The line containing "from matplotlib.ticker import" marks the end: extract everything from the first line of the data through that line, exactly, with no pictures.
___ Given information ___
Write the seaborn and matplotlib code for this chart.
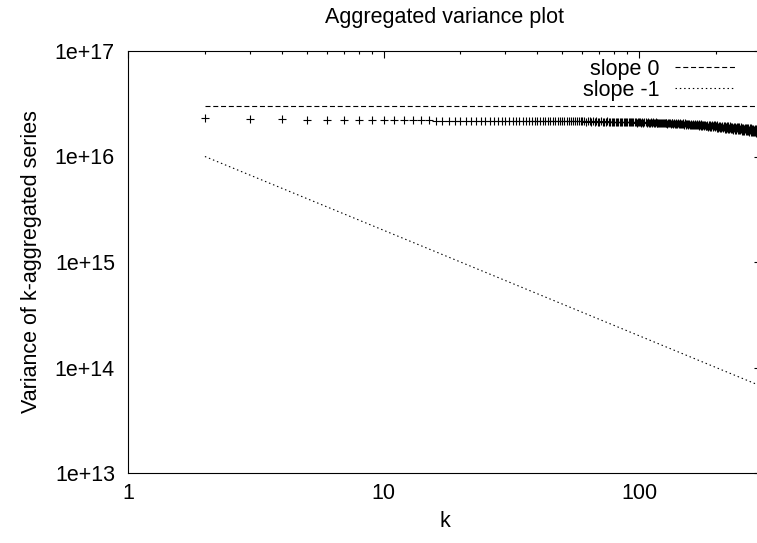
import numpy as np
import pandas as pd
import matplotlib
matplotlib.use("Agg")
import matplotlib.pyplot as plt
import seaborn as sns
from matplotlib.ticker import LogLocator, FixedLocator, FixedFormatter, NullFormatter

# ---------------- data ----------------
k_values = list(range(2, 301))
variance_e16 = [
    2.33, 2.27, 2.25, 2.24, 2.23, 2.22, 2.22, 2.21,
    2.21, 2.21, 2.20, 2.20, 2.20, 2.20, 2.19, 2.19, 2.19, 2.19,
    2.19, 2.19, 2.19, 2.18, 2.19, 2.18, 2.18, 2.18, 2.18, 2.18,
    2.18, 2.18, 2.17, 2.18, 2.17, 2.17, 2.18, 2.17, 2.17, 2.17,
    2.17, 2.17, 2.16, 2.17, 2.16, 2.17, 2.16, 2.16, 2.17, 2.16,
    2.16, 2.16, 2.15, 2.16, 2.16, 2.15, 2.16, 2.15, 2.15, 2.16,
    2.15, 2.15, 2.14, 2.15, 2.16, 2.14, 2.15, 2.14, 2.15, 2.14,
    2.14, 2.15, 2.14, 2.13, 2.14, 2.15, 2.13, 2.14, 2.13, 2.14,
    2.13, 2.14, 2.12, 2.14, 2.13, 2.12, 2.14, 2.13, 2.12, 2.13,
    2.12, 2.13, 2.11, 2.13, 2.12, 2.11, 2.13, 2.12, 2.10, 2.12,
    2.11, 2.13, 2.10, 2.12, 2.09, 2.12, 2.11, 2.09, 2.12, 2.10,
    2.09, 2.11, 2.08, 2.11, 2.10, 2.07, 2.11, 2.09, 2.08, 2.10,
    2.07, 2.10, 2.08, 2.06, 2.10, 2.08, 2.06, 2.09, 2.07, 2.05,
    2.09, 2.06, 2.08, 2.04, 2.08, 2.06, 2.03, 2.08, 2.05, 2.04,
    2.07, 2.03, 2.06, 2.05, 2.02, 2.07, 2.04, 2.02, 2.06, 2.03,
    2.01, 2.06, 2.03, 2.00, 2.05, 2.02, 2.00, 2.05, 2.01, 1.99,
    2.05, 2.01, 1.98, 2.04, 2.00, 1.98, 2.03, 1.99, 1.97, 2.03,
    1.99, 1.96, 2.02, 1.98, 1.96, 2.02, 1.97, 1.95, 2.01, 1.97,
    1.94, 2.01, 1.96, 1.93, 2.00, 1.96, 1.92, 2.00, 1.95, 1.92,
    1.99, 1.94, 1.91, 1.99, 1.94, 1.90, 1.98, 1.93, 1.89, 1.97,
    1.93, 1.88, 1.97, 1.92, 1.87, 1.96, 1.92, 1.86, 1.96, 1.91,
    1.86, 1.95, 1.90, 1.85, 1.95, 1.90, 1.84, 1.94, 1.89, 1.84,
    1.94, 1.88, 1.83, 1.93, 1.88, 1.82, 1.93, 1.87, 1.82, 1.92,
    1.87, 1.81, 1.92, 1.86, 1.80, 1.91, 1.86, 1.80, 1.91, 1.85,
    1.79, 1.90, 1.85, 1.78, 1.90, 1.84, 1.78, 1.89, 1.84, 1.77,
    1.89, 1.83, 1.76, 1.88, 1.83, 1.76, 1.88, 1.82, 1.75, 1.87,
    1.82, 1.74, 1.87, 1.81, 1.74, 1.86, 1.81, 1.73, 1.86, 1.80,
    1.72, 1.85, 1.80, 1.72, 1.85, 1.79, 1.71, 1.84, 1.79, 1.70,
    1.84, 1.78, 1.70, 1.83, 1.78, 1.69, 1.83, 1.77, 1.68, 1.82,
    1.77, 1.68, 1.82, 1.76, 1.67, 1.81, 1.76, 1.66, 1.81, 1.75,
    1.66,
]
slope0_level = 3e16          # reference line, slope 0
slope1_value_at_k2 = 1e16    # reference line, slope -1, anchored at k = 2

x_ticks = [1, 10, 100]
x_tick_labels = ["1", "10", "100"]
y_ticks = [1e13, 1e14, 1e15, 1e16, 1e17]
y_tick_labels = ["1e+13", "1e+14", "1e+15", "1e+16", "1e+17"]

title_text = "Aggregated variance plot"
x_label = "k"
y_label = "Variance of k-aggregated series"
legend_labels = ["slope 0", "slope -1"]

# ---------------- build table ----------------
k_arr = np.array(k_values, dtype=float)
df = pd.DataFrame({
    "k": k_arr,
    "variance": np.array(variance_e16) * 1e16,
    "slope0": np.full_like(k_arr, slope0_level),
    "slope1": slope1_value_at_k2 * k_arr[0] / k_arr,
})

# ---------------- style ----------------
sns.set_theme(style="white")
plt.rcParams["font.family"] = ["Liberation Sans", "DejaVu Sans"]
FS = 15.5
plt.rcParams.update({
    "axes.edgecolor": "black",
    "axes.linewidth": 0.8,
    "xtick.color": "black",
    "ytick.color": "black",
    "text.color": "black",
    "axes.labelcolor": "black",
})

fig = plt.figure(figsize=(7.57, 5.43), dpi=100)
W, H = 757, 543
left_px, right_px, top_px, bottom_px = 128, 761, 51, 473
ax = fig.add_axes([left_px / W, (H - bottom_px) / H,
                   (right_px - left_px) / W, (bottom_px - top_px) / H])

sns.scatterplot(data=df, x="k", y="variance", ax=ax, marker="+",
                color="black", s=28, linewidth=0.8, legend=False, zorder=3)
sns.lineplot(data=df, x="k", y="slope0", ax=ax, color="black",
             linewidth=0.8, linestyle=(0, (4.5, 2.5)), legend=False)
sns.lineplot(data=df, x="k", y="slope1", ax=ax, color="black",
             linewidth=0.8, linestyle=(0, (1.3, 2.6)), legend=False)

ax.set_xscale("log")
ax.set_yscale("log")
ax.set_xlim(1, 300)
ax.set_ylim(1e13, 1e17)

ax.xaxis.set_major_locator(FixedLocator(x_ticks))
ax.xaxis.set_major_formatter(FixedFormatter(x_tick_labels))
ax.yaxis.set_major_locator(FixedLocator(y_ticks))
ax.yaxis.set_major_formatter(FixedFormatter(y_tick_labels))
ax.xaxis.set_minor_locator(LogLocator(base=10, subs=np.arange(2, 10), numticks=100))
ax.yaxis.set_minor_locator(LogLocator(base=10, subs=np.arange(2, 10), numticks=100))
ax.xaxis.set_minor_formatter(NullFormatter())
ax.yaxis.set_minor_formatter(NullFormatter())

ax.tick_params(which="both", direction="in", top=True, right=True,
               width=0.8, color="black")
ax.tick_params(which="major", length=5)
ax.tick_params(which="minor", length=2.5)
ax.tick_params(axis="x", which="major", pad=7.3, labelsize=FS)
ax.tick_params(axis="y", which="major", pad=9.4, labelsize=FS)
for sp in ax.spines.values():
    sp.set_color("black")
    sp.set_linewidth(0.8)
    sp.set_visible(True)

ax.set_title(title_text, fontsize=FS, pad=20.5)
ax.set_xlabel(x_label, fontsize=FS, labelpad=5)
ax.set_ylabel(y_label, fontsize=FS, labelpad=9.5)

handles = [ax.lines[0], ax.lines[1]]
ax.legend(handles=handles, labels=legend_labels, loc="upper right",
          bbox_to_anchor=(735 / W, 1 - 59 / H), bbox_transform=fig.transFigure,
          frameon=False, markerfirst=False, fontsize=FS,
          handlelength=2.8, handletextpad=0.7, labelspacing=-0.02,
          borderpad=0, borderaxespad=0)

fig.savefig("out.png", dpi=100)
___
Result:
Write the seaborn and matplotlib code for this chart.
import numpy as np
import pandas as pd
import matplotlib
matplotlib.use("Agg")
import matplotlib.pyplot as plt
import seaborn as sns
from matplotlib.ticker import LogLocator, FixedLocator, FixedFormatter, NullFormatter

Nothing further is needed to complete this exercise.